As part of the 2018 Women’s Voices Theater Festival, Mosaic will present the world premiere of Queens Girl in Africa by Caleen Sinnette Jennings (Jan. 4-28, 2018). The show is a sequel to Jennings’s Queens Girl in the World, which was performed at the first Women’s Voices Theater Festival in 2015. The sequel sees the main character of that play, Jacqueline Marie Butler, traveling to Nigeria with her family after the assassination of Malcolm X. Erika Rose will star, and Paige Hernandez will direct.
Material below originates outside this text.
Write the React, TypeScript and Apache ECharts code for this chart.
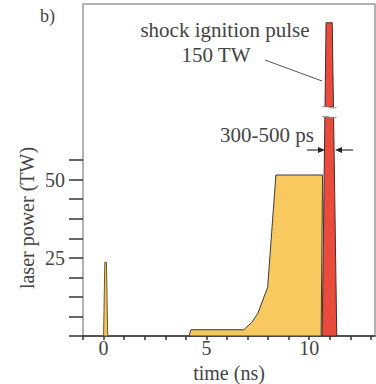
import React, { useEffect, useRef } from 'react';
import * as echarts from 'echarts';

// axis ticks / labels
const timeTicks = [-1, 0, 1, 2, 3, 4, 5, 6, 7, 8, 9, 10, 11, 12, 13];
const timeLabels = [0, 5, 10];
const powerTicks = [0, 6.25, 12.5, 18.75, 25, 31.25, 37.5, 43.75, 50, 56.25];
const powerLabels = [25, 50];

// picket at t = 0
const picketTime = [0.0, 0.06, 0.14, 0.2];
const picketPower = [0, 23.6, 23.6, 0];

// main compression pulse
const mainTime = [4.15, 4.25, 6.82, 7.2, 7.5, 7.98, 8.38, 10.65, 10.58];
const mainPower = [0, 2, 2, 4.3, 7.2, 15.6, 51.5, 51.5, 0];

// shock ignition spike (150 TW)
const shockTime = [10.63, 10.82, 11.12, 11.34];
const shockPower = [0, 150, 150, 0];

const BREAK_START = 70;
const BREAK_END = 123;

type Pt = number[];

function clipY(points: Pt[], yLine: number, keepBelow: boolean): Pt[] {
  const inside = (p: Pt) => (keepBelow ? p[1] >= yLine : p[1] <= yLine);
  const out: Pt[] = [];
  for (let i = 0; i < points.length; i++) {
    const a = points[i];
    const b = points[(i + 1) % points.length];
    const ia = inside(a);
    const ib = inside(b);
    if (ia) out.push(a);
    if (ia !== ib) {
      const t = (yLine - a[1]) / (b[1] - a[1]);
      out.push([a[0] + t * (b[0] - a[0]), yLine]);
    }
  }
  return out;
}

const FONT = '"Liberation Serif", "Times New Roman", serif';
const TEXT = '#444';

function shapeSeries(times: number[], powers: number[], fill: string, stroke: string, z: number, broken: boolean) {
  return {
    type: 'custom',
    z,
    silent: true,
    data: times.map((t, i) => [t, powers[i]]),
    encode: { x: 0, y: 1 },
    renderItem: (params: any, api: any) => {
      if (params.dataIndex !== 0) return null;
      const pts: Pt[] = times.map((t, i) => api.coord([t, powers[i]]));
      if (!broken) {
        return {
          type: 'polygon',
          shape: { points: pts },
          style: { fill, stroke, lineWidth: 1 },
        };
      }
      const yLow = api.coord([0, BREAK_START])[1];
      const yHigh = api.coord([0, BREAK_END])[1];
      const lower = clipY(pts, yLow, true);
      const upper = clipY(pts, yHigh, false);
      const children: any[] = [
        { type: 'polygon', shape: { points: lower }, style: { fill, stroke, lineWidth: 1 } },
        { type: 'polygon', shape: { points: upper }, style: { fill, stroke, lineWidth: 1 } },
      ];
      const edge = (poly: Pt[], y: number) => {
        const xs = poly.filter((p) => Math.abs(p[1] - y) < 0.01).map((p) => p[0]);
        return [Math.min(...xs), Math.max(...xs)];
      };
      [[lower, yLow], [upper, yHigh]].forEach(([poly, y]: any) => {
        const [xl, xr] = edge(poly, y);
        const x1 = xl - 3;
        const x2 = xr + 3;
        const w = x2 - x1;
        children.push({
          type: 'polygon',
          shape: { points: [[xl, y], [xr, y], [xr, y + (y === yLow ? -1 : 1)], [xl, y + (y === yLow ? -1 : 1)]] },
          style: { fill: '#fff' },
        });
        children.push({
          type: 'bezierCurve',
          shape: {
            x1, y1: y, cpx1: x1 + w / 3, cpy1: y - 3, cpx2: x1 + (2 * w) / 3, cpy2: y + 3, x2, y2: y,
          },
          style: { stroke: '#888', lineWidth: 1, fill: 'none' },
        });
      });
      return { type: 'group', children };
    },
  };
}

export default function App() {
  const ref = useRef<HTMLDivElement>(null);
  useEffect(() => {
    const chart = echarts.init(ref.current!, null, { renderer: 'svg' });
    const option: any = {
      animation: false,
      backgroundColor: '#fff',
      grid: {
        left: 83,
        top: 4,
        right: 1,
        bottom: 48,
        show: true,
        borderColor: '#999',
        borderWidth: 1.5,
        outerBoundsMode: 'none',
        containLabel: false,
      },
      xAxis: {
        type: 'value',
        min: -1,
        max: 13.2,
        splitLine: { show: false },
        axisLine: { show: true, onZero: false, lineStyle: { color: '#333', width: 1.5 } },
        axisTick: { show: true, customValues: timeTicks, length: 4, lineStyle: { color: '#333', width: 1.5 } },
        axisLabel: { customValues: timeLabels, margin: 2, fontSize: 20, fontFamily: FONT, color: TEXT },
        name: 'time (ns)',
        nameLocation: 'middle',
        nameGap: 20,
        nameTextStyle: { fontSize: 20, fontFamily: FONT, color: TEXT },
      },
      yAxis: {
        type: 'value',
        min: 0,
        max: 156,
        breaks: [{ start: BREAK_START, end: BREAK_END, gap: 3.2 }],
        breakArea: { show: false },
        splitLine: { show: false },
        axisLine: { show: false, onZero: false },
        axisTick: { show: true, customValues: powerTicks, length: 14, lineStyle: { color: '#333', width: 1.5 } },
        axisLabel: { customValues: powerLabels, margin: 18, fontSize: 20, fontFamily: FONT, color: TEXT },
      },
      series: [
        shapeSeries(picketTime, picketPower, '#F3C35A', '#6b5a2a', 3, false),
        shapeSeries(mainTime, mainPower, '#F7C95E', '#3a3a3a', 3, false),
        shapeSeries(shockTime, shockPower, '#E94B3C', '#4a2a25', 4, true),
      ],
      graphic: [
        { type: 'text', x: 40, y: 16, style: { text: 'b)', font: `18px ${FONT}`, fill: TEXT, align: 'left', verticalAlign: 'middle' } },
        {
          type: 'text', x: 27, y: 218, rotation: Math.PI / 2,
          style: { text: 'laser power (TW)', font: `20px ${FONT}`, fill: TEXT, align: 'center', verticalAlign: 'middle' },
        },
        { type: 'text', x: 225, y: 30, style: { text: 'shock ignition pulse', font: `21px ${FONT}`, fill: TEXT, align: 'center', verticalAlign: 'middle' } },
        { type: 'text', x: 216, y: 55, style: { text: '150 TW', font: `21px ${FONT}`, fill: TEXT, align: 'center', verticalAlign: 'middle' } },
        { type: 'text', x: 267, y: 135, style: { text: '300-500 ps', font: `21px ${FONT}`, fill: TEXT, align: 'center', verticalAlign: 'middle' } },
        { type: 'line', shape: { x1: 265, y1: 60, x2: 322, y2: 81 }, style: { stroke: '#555', lineWidth: 1 }, z: 10 },
        { type: 'line', shape: { x1: 307, y1: 150, x2: 320, y2: 150 }, style: { stroke: '#333', lineWidth: 1.2 }, z: 10 },
        { type: 'polygon', shape: { points: [[318, 147], [325, 150], [318, 153]] }, style: { fill: '#222' }, z: 10 },
        { type: 'line', shape: { x1: 340, y1: 150, x2: 353, y2: 150 }, style: { stroke: '#333', lineWidth: 1.2 }, z: 10 },
        { type: 'polygon', shape: { points: [[342, 147], [335, 150], [342, 153]] }, style: { fill: '#222' }, z: 10 },
      ],
    };
    chart.setOption(option);
    return () => chart.dispose();
  }, []);
  return <div ref={ref} style={{ position: 'fixed', left: 0, top: 0, width: 376, height: 384 }} />;
}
After that will be the American premiere of Paper Dolls by Philip Himberg, based on the 2006 documentary film by Tomer Heymann (March 29-April 22, 2018). The musical is about five Filipino workers in Tel Aviv, who moonlight as drag queens. The musical will be performed as part of the 2018 Voices From a Changing Middle East Festival.

Then, Mosaic will stage a remount of Hooded, or Being Black For Dummies by Tearrance Arvelle Chisholm (May 2-June 3, 2018). The play was sold out during its run earlier this year, and is an examination of growing up black in America. Serge Seiden will direct.

The season will close with three plays by Mona Mansour, collectively called The Vagrant Trilogy, about the life of a displaced Palestinian family over four decades. The first two parts, The Hour of Feeling and The Vagrant will play May 31-June 24, 2018. The Hour of Feeling is about Adham, a Palestinian who travels to London with his wife. The Vagrant follows Adham as he’s forced to respond to terrorist incidents in London and Lebanon. The third play will be Urge For Going, which takes place in 2003 in a refugee camp in Lebanon (June 18-20, 2018).

Mosaic Theater was founded in 2014 by Ari Roth, and is dedicated to making “transformational, socially-relevant art.”